### MATERIAL:
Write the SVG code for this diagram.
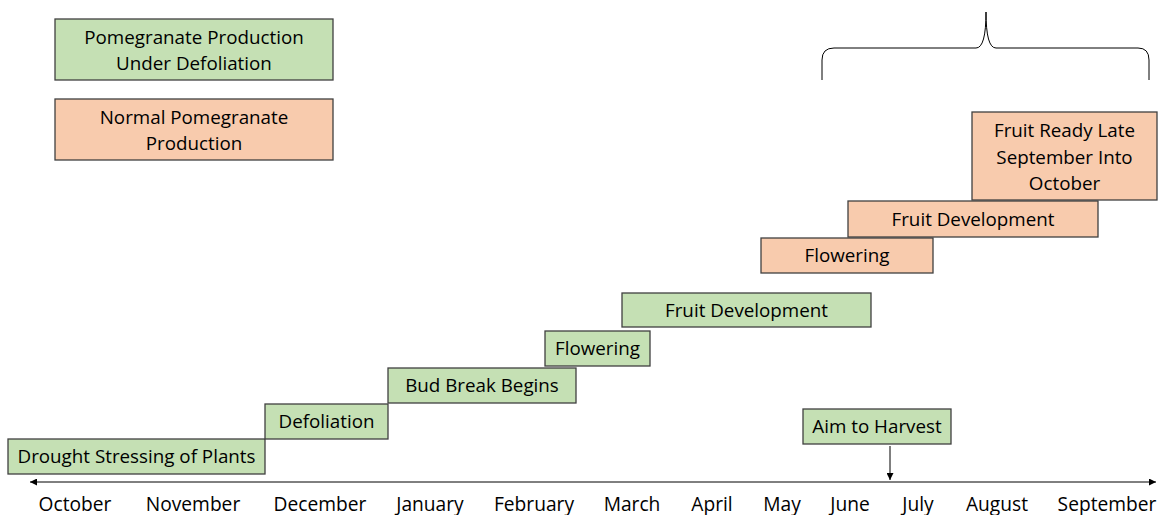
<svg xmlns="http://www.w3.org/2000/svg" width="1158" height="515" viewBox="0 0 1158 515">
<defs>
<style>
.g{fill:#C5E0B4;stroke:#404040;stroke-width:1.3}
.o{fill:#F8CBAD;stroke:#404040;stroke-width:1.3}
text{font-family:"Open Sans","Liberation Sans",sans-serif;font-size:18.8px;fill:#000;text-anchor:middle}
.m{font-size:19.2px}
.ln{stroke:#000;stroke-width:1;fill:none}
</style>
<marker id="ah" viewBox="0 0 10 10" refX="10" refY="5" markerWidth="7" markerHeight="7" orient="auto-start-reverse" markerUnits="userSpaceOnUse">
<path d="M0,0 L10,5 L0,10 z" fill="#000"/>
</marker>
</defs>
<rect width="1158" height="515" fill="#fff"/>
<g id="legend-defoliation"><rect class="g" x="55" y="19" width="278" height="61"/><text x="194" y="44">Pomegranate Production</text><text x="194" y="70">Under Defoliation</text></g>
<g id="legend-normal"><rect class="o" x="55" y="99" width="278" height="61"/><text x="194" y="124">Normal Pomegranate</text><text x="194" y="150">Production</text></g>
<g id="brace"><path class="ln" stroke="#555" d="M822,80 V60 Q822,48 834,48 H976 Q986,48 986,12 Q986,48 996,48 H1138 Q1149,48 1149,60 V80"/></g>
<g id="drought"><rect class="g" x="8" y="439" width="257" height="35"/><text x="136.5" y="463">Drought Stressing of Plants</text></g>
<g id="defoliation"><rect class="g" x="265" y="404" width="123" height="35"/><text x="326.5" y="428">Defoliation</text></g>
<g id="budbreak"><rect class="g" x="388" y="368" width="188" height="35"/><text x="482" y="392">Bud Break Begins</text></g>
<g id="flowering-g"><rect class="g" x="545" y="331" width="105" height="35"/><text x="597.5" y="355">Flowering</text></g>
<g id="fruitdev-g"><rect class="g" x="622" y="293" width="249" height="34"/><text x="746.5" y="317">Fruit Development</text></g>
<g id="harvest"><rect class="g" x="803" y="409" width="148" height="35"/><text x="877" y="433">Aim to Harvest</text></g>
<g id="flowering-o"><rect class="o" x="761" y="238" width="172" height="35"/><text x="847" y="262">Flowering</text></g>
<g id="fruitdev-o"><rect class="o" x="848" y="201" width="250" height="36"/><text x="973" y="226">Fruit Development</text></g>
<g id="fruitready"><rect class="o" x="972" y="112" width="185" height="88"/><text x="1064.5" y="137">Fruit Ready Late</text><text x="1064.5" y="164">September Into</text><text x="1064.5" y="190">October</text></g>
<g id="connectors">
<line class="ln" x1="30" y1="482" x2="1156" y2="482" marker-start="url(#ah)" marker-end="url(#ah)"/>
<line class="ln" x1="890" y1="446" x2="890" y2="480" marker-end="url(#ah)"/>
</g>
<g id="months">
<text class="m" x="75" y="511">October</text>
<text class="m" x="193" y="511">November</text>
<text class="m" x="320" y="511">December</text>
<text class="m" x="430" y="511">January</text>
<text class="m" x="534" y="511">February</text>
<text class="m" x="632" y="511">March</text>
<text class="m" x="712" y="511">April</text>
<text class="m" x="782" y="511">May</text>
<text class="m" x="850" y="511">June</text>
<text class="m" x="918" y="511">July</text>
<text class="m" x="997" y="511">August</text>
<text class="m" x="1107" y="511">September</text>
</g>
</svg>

### STATED EXERCISE:
Without the pictures, retype the whole of the material above exactly.

### RESPONSE TO THIS EXERCISE:
Write the SVG code for this diagram.
<svg xmlns="http://www.w3.org/2000/svg" width="1158" height="515" viewBox="0 0 1158 515">
<defs>
<style>
.g{fill:#C5E0B4;stroke:#404040;stroke-width:1.3}
.o{fill:#F8CBAD;stroke:#404040;stroke-width:1.3}
text{font-family:"Open Sans","Liberation Sans",sans-serif;font-size:18.8px;fill:#000;text-anchor:middle}
.m{font-size:19.2px}
.ln{stroke:#000;stroke-width:1;fill:none}
</style>
<marker id="ah" viewBox="0 0 10 10" refX="10" refY="5" markerWidth="7" markerHeight="7" orient="auto-start-reverse" markerUnits="userSpaceOnUse">
<path d="M0,0 L10,5 L0,10 z" fill="#000"/>
</marker>
</defs>
<rect width="1158" height="515" fill="#fff"/>
<g id="legend-defoliation"><rect class="g" x="55" y="19" width="278" height="61"/><text x="194" y="44">Pomegranate Production</text><text x="194" y="70">Under Defoliation</text></g>
<g id="legend-normal"><rect class="o" x="55" y="99" width="278" height="61"/><text x="194" y="124">Normal Pomegranate</text><text x="194" y="150">Production</text></g>
<g id="brace"><path class="ln" stroke="#555" d="M822,80 V60 Q822,48 834,48 H976 Q986,48 986,12 Q986,48 996,48 H1138 Q1149,48 1149,60 V80"/></g>
<g id="drought"><rect class="g" x="8" y="439" width="257" height="35"/><text x="136.5" y="463">Drought Stressing of Plants</text></g>
<g id="defoliation"><rect class="g" x="265" y="404" width="123" height="35"/><text x="326.5" y="428">Defoliation</text></g>
<g id="budbreak"><rect class="g" x="388" y="368" width="188" height="35"/><text x="482" y="392">Bud Break Begins</text></g>
<g id="flowering-g"><rect class="g" x="545" y="331" width="105" height="35"/><text x="597.5" y="355">Flowering</text></g>
<g id="fruitdev-g"><rect class="g" x="622" y="293" width="249" height="34"/><text x="746.5" y="317">Fruit Development</text></g>
<g id="harvest"><rect class="g" x="803" y="409" width="148" height="35"/><text x="877" y="433">Aim to Harvest</text></g>
<g id="flowering-o"><rect class="o" x="761" y="238" width="172" height="35"/><text x="847" y="262">Flowering</text></g>
<g id="fruitdev-o"><rect class="o" x="848" y="201" width="250" height="36"/><text x="973" y="226">Fruit Development</text></g>
<g id="fruitready"><rect class="o" x="972" y="112" width="185" height="88"/><text x="1064.5" y="137">Fruit Ready Late</text><text x="1064.5" y="164">September Into</text><text x="1064.5" y="190">October</text></g>
<g id="connectors">
<line class="ln" x1="30" y1="482" x2="1156" y2="482" marker-start="url(#ah)" marker-end="url(#ah)"/>
<line class="ln" x1="890" y1="446" x2="890" y2="480" marker-end="url(#ah)"/>
</g>
<g id="months">
<text class="m" x="75" y="511">October</text>
<text class="m" x="193" y="511">November</text>
<text class="m" x="320" y="511">December</text>
<text class="m" x="430" y="511">January</text>
<text class="m" x="534" y="511">February</text>
<text class="m" x="632" y="511">March</text>
<text class="m" x="712" y="511">April</text>
<text class="m" x="782" y="511">May</text>
<text class="m" x="850" y="511">June</text>
<text class="m" x="918" y="511">July</text>
<text class="m" x="997" y="511">August</text>
<text class="m" x="1107" y="511">September</text>
</g>
</svg>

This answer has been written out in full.